* PROVIDED INFORMATION:
------
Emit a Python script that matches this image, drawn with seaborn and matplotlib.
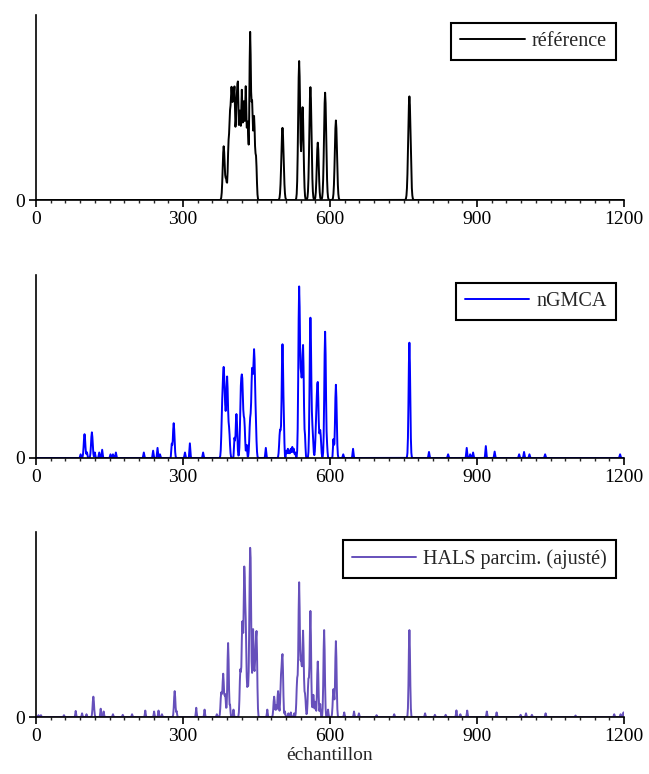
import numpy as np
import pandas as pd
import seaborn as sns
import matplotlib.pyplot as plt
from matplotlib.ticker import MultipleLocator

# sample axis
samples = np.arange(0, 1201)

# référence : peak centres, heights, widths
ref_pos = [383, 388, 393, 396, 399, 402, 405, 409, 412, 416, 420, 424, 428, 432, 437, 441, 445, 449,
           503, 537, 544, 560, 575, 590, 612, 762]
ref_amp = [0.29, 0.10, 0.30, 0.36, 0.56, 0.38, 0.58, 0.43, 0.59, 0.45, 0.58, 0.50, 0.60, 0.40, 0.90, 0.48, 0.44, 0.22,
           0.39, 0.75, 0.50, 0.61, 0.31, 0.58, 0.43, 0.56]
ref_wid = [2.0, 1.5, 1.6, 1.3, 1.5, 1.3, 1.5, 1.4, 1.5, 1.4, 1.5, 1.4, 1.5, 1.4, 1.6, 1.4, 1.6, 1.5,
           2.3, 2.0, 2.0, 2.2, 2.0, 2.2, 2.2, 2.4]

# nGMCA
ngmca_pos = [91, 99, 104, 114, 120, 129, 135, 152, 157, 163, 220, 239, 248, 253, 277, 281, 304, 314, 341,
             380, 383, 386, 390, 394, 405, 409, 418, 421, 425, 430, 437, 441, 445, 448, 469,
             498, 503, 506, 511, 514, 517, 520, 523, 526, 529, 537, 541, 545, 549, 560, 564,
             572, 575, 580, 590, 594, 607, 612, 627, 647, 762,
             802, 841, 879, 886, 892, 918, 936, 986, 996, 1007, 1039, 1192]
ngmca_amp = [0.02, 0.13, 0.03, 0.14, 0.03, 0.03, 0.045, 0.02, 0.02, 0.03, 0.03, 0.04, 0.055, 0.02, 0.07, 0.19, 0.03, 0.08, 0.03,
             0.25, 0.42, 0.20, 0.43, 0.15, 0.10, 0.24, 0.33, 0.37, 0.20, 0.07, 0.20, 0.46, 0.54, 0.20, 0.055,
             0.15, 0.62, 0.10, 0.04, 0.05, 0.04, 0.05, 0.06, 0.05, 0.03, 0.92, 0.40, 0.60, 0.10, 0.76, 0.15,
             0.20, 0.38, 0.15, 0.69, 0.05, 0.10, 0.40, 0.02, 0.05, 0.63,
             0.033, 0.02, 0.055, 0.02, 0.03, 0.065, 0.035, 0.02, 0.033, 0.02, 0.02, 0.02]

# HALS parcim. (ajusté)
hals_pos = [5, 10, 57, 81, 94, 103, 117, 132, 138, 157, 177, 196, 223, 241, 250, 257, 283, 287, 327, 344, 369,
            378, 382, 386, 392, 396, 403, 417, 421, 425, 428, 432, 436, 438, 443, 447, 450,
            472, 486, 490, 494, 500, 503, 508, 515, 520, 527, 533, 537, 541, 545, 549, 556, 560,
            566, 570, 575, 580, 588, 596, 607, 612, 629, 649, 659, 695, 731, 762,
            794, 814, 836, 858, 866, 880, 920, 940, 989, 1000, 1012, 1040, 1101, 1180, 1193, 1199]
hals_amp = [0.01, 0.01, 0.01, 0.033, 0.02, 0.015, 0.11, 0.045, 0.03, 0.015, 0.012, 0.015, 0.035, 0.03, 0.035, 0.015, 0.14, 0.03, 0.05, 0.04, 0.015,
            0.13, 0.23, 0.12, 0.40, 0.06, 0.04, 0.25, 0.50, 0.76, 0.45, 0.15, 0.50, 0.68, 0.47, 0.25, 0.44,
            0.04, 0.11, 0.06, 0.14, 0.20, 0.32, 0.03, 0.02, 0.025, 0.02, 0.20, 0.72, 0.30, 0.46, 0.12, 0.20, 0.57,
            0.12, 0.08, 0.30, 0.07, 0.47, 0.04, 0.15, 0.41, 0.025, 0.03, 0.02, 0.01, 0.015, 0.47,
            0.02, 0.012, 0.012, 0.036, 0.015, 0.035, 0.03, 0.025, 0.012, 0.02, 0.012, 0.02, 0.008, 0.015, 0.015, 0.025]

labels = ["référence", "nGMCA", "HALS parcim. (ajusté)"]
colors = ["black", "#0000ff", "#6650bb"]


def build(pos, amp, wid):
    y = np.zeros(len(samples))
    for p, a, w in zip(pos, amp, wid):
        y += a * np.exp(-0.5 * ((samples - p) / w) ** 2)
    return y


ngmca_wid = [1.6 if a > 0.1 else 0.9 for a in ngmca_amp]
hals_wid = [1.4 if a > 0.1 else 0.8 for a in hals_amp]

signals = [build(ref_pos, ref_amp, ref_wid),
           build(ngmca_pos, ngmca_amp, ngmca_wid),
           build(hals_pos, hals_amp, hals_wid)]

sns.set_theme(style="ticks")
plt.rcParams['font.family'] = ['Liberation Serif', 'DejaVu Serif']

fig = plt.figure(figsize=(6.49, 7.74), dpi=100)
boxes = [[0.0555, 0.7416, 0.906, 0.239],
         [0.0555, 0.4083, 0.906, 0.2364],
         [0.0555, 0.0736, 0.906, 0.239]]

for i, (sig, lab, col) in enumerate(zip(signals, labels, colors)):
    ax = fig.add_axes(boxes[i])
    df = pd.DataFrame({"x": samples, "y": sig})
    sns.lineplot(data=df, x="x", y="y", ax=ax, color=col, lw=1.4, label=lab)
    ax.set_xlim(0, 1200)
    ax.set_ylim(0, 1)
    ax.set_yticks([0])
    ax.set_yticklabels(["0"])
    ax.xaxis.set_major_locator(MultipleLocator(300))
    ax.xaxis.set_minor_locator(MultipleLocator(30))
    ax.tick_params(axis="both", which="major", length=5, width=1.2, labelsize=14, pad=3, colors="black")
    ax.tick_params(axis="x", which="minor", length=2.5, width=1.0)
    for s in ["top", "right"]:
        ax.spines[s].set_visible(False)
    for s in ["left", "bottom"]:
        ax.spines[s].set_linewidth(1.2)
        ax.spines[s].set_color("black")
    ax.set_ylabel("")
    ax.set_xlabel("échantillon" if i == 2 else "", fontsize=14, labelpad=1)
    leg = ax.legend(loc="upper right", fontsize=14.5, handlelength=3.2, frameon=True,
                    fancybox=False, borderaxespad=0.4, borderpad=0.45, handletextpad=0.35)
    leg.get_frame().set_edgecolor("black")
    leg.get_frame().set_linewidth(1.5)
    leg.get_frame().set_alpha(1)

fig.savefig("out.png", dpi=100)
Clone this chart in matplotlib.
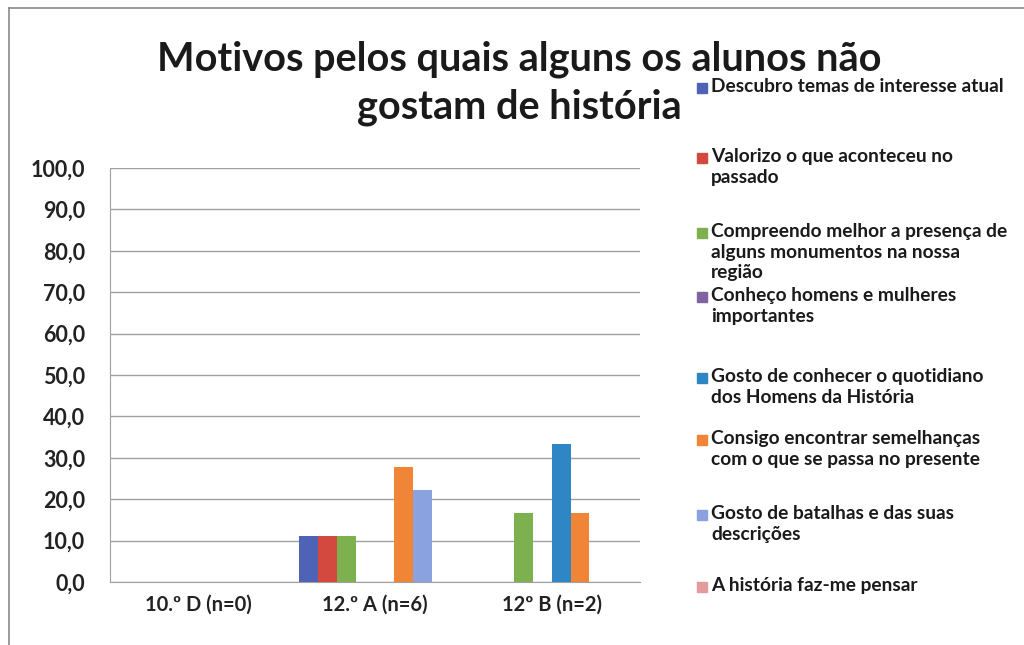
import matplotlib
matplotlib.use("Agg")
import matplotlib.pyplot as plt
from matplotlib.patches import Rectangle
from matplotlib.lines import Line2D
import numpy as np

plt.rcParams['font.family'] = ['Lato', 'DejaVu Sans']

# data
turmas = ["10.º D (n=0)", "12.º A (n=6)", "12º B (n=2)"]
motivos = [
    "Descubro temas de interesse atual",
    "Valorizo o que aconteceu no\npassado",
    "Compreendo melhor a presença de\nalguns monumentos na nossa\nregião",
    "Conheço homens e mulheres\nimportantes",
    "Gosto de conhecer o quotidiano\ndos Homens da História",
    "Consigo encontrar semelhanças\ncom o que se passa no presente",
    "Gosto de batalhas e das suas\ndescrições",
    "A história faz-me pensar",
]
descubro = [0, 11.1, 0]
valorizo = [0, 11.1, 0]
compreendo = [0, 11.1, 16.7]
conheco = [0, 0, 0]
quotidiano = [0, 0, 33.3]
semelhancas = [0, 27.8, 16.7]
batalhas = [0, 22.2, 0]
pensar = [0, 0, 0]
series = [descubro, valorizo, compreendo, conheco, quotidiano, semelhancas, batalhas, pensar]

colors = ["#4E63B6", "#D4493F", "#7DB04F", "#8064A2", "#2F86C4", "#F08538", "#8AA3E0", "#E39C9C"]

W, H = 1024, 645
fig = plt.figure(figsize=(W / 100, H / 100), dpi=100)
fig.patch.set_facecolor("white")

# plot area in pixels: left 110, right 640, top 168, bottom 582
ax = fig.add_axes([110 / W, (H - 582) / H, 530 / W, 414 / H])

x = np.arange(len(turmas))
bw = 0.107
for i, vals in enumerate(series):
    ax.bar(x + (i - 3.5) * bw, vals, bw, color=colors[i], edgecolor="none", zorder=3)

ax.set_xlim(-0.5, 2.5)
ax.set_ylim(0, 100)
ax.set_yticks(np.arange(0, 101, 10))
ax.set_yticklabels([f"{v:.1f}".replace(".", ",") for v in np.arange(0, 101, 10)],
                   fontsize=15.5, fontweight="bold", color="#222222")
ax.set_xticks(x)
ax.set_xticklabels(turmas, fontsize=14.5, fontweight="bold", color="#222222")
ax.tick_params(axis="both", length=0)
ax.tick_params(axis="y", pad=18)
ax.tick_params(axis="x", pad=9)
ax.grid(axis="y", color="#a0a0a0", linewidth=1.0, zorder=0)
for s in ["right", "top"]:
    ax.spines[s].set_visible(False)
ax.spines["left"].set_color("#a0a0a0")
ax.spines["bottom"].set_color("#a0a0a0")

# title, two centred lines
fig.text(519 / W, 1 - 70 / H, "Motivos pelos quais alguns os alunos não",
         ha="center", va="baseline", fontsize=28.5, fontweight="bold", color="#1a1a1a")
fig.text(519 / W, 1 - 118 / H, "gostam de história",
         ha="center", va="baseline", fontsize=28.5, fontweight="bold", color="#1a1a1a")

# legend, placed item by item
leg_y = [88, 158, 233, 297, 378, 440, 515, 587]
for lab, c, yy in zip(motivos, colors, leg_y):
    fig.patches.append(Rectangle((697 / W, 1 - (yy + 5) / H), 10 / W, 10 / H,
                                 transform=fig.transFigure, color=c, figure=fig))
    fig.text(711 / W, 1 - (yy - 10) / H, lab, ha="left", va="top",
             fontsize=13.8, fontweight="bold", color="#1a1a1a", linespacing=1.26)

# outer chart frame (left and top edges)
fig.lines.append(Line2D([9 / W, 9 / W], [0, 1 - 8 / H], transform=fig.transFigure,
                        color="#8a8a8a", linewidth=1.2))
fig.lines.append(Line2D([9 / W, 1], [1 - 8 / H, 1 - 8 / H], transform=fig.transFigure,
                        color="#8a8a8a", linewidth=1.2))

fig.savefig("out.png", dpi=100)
------
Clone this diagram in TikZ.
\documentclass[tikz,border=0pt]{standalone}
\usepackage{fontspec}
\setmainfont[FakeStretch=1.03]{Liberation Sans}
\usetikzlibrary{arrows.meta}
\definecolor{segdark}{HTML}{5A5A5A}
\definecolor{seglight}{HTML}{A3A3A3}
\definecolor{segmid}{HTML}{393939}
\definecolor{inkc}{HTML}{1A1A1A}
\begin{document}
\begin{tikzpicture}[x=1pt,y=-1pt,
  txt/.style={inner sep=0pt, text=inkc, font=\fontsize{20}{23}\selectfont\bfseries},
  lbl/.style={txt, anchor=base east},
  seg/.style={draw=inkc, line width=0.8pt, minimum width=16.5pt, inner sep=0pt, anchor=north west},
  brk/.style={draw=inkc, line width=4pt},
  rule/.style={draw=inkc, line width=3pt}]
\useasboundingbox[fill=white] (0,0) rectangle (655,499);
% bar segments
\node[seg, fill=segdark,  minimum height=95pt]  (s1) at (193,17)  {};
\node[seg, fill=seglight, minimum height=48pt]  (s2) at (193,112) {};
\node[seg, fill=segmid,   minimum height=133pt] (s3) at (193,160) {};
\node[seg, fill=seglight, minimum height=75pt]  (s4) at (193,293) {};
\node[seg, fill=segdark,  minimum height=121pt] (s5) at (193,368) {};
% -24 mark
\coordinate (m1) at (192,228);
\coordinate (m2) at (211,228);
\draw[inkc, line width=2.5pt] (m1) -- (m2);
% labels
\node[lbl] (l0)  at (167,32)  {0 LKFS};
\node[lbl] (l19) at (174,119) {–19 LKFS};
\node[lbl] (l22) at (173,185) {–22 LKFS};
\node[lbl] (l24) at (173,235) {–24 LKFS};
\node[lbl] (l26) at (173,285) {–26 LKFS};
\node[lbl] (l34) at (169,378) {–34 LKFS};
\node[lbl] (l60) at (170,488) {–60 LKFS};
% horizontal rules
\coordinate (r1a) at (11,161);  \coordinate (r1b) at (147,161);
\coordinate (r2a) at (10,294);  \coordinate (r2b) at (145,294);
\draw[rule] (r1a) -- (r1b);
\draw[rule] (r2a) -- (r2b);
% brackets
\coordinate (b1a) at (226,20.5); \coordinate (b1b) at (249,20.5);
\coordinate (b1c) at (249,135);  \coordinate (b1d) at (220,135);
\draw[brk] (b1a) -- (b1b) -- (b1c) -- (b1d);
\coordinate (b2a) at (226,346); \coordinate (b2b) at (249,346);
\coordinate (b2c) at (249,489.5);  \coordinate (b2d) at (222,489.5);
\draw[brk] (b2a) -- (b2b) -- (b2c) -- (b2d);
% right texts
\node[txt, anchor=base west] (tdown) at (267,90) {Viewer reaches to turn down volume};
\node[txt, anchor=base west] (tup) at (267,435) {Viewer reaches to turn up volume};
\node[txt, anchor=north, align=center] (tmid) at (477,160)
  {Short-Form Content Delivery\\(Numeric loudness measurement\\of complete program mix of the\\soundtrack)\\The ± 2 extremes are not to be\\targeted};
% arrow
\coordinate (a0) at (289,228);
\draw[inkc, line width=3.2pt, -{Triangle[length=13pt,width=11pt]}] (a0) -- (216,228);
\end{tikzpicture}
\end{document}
------
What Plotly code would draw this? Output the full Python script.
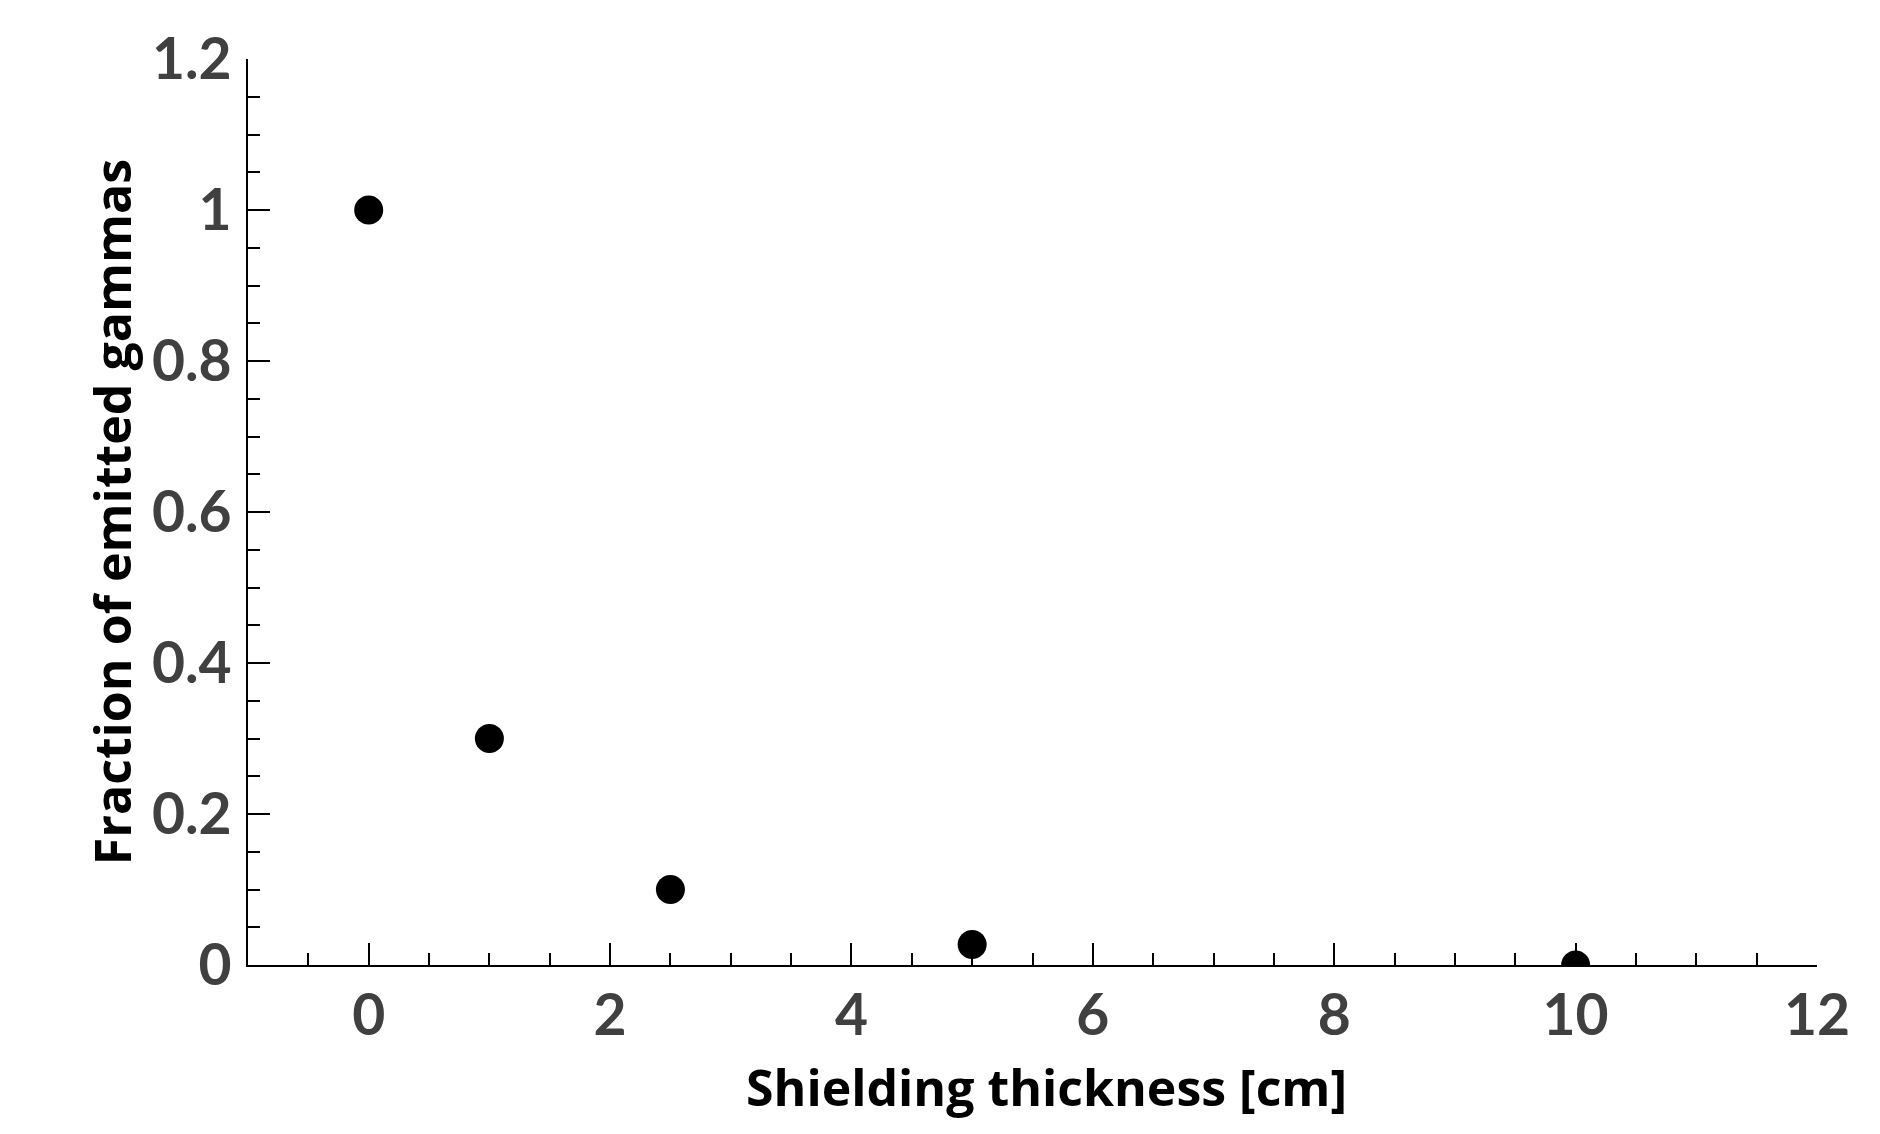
------
Starting at the line containing "Emit a Python" and ending at the line containing "samples = np.arange(0, 1201)", copy those lines exactly, both included, and nothing more. Leave out any picture.

* EXERCISE RESULT:
Emit a Python script that matches this image, drawn with seaborn and matplotlib.
import numpy as np
import pandas as pd
import seaborn as sns
import matplotlib.pyplot as plt
from matplotlib.ticker import MultipleLocator

# sample axis
samples = np.arange(0, 1201)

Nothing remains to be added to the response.